2019 Gehricke Russian River Chardonnay ($26). Good mellow apple flavors with some toastiness in the finish.

2018 Capezzana “Barco Reale” di Carmignano ($18). Very traditional and nice for the price – mouth-filling flavors of dark fruit with lots of tannins and barrel notes.

2018 Esporão Quinta dos Murças “Minas” Douro Red ($18). A traditional style – lively red berry aromas and flavors tamed by old-wood tones.

2016 Capezzano “Villa di Capezzana” Carmignano ($30). A lot like a Left Bank Bordeaux – lean with fruity cherry flavors and dusty tannins.

2018 Echolands “Les Collines” Walla Walla Syrah ($38). Like a few in the restaurant trade, Kansas City Master Sommelier and Master of Wines Doug Frost has become a winery owner, in his case in eastern Washington. Very nice intensity of fruits – currants, blackberries – with a nice, tangy earthiness and fine, walnutty tannins. It will age very well.

2013 Capezzana “Ehiaie della Furba” Toscana ($51). Lots of integrated barrel notes with tart berry flavors and smooth tannins.

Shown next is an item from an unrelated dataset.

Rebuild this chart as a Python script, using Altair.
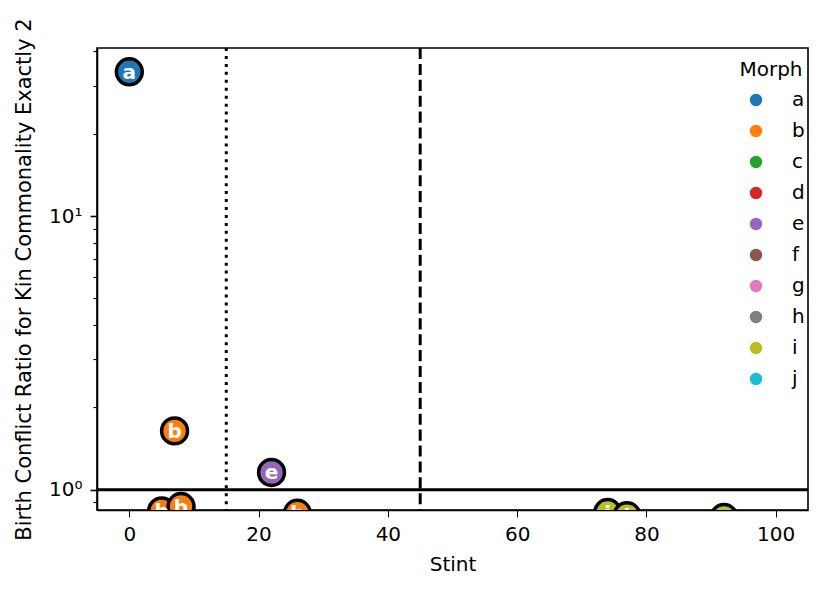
import altair as alt
import pandas as pd

# Data
morph = ["a", "b", "b", "b", "e", "b", "i", "i", "i"]
stint = [0, 5, 7, 8, 22, 26, 74, 77, 92]
ratio = [33.7, 0.837, 1.64, 0.868, 1.156, 0.820, 0.825, 0.803, 0.791]

categories = ["a", "b", "c", "d", "e", "f", "g", "h", "i", "j"]
palette = ["#1f77b4", "#ff7f0e", "#2ca02c", "#d62728", "#9467bd",
           "#8c564b", "#e377c2", "#7f7f7f", "#bcbd22", "#17becf"]

vline_x = [15, 45]
vline_style = ["dotted", "dashed"]
hline_y = [1]

y_ticks = [0.9, 1, 2, 3, 4, 5, 6, 7, 8, 9, 10, 20, 30, 40]
x_ticks = [0, 20, 40, 60, 80, 100]

pts = pd.DataFrame({"morph": morph, "stint": stint, "ratio": ratio})
vl = pd.DataFrame({"stint": vline_x, "style": vline_style})
hl = pd.DataFrame({"ratio": hline_y})

FONT = "DejaVu Sans"
xscale = alt.Scale(domain=[-5, 105], nice=False, zero=False)
yscale = alt.Scale(type="log", domain=[0.843, 41.17], nice=False)

xaxis = alt.Axis(values=x_ticks, tickSize=7, labelPadding=7, titlePadding=10)
yaxis = alt.Axis(
    values=y_ticks,
    tickSize={"condition": {"test": "datum.value == 1 || datum.value == 10", "value": 7}, "value": 4},
    tickWidth={"condition": {"test": "datum.value == 1 || datum.value == 10", "value": 1.6}, "value": 1.2},
    labelExpr="datum.value == 1 ? '10⁰' : (datum.value == 10 ? '10¹' : '')",
    labelPadding=8,
    titlePadding=14,
    titleFontSize=21,
)

X = lambda: alt.X("stint:Q", scale=xscale, axis=xaxis, title="Stint")
Y = lambda: alt.Y("ratio:Q", scale=yscale, axis=yaxis,
                  title="Birth Conflict Ratio for Kin Commonality Exactly 2")

points = alt.Chart(pts).mark_circle(
    stroke="black", strokeWidth=3.5, opacity=1, size=670, clip=True
).encode(
    x=X(), y=Y(),
    color=alt.Color(
        "morph:N",
        scale=alt.Scale(domain=categories, range=palette),
        legend=alt.Legend(
            title="Morph", orient="none", legendX=641, legendY=12,
            symbolType="circle", symbolSize=154, symbolStrokeWidth=0,
            symbolOpacity=1, symbolOffset=8, labelOffset=26,
            rowPadding=11, titlePadding=10, padding=0, titleAnchor="middle",
        ),
    ),
    order=alt.Order("stint:Q"),
)

labels = alt.Chart(pts).mark_text(
    color="white", fontWeight="bold", fontSize=20, font=FONT,
    baseline="middle", align="center", clip=True, dy=1
).encode(x=X(), y=Y(), text="morph:N")

vrules = alt.Chart(vl).mark_rule(color="black", strokeWidth=3).encode(
    x=X(),
    strokeDash=alt.StrokeDash(
        "style:N",
        scale=alt.Scale(domain=["dotted", "dashed"], range=[[3, 4.95], [11.1, 4.8]]),
        legend=None,
    ),
)

hrule = alt.Chart(hl).mark_rule(color="black", strokeWidth=3).encode(y=Y())

chart = alt.layer(points, vrules, hrule, labels).properties(
    width=711, height=462, autosize="none",
    padding={"left": 89, "top": 40, "right": 15, "bottom": 72},
    background="white",
).configure_view(
    stroke="black", strokeWidth=1.6
).configure_axis(
    grid=False, domainColor="black", domainWidth=1.6, tickColor="black",
    labelColor="black", labelFont=FONT, labelFontSize=20,
    titleFont=FONT, titleFontSize=20, titleFontWeight="normal", titleColor="black",
).configure_legend(
    labelFont=FONT, labelFontSize=20, labelColor="black",
    titleFont=FONT, titleFontSize=20, titleFontWeight="normal", titleColor="black",
)

chart.save("out.html", embed_options={"renderer": "svg", "actions": False})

2018 Gaja Ca’Marcanda “Promis: Toscana ($51). From the master of Barbaresco’s winery in Bolgheri winery – light in body but rich in flavors of blackberries and cranberries with a delicious and penetrating finish.

2018 Echolands “Seven Hills” Walla Walla Red Wine ($51). Silky, with savory blackberry flavors, a touch of spice, and with good acidity and tannins.

2015 Capezzana “Villa di Trefiano” Caramignano Riserva ($59). A very nice combo of rich black raspberry flavors and savory tannins.

Prices listed are generally SRP or from wine-searcher.com. As more wineries are now shipping direct-to-consumer, check the winery website if you can’t find a bottle in your retail store.